Major mortgage lenders are under scrutiny from state authorities across the nation over alleged improprieties relating to their foreclosure review processes.
Over the last several weeks, reports surfaced of several mortgage companies' employees who swore in depositions that they signed thousands of foreclosure documents without having read them. In this, they broke state laws and potentially deprived some owners of a chance to save their homes, which, for many, are their main asset and source of wealth.
The banks in question include Chase, Wells Fargo, GMAC and Bank of America, and law enforcement agencies from all states and the District of Columbia claim that these institutions rushed through the foreclosure process and failed to file proper paperwork.
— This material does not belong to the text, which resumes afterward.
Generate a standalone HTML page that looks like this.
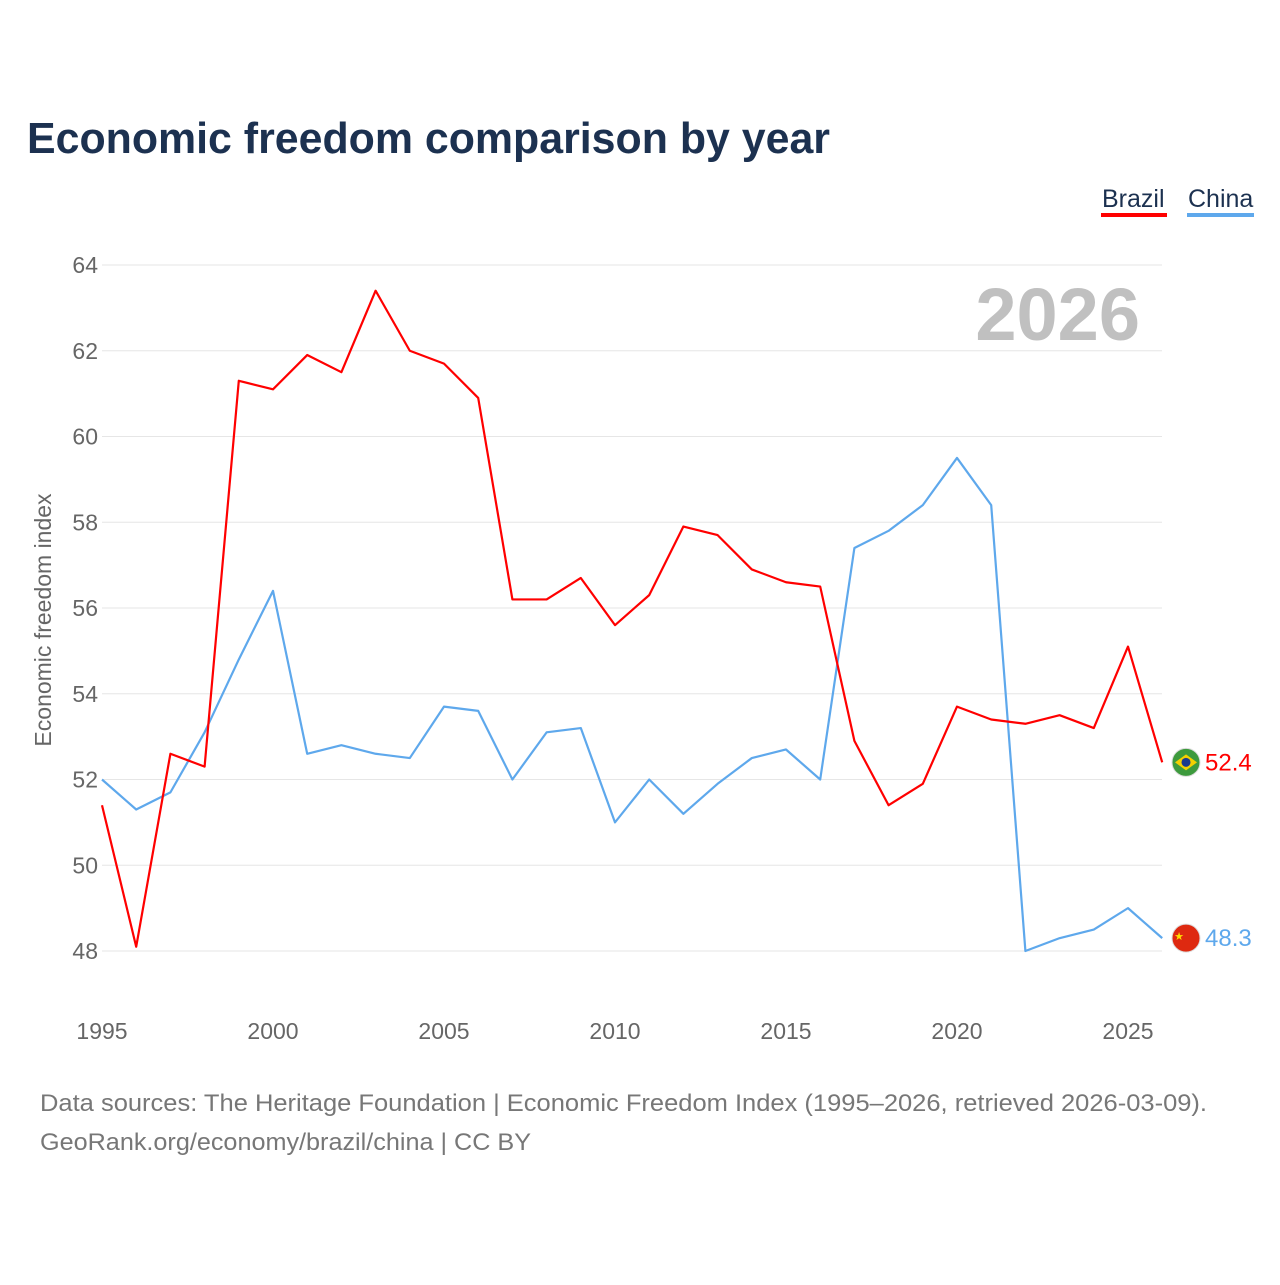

Legal experts cited by The Associated Press believe the banks will eventually be compelled to accept an independent monitor to ensure their compliance with foreclosure laws. They may also be subject to penalties and be forced to settle with some of the affected homeowners.
Lisa Madigan, Illinois Attorney General, wrote on The Huffington Post that the foreclosure system as practiced by these banks is "a Kafkaesque process that millions across America navigate as they turn to their lenders in hopes of a lifeline but instead are thrown an anchor."
According to RealtyTrac.com, the number of foreclosures in September was 1.1 percent higher than a year ago. It also increased by more than 2.5 percent since August.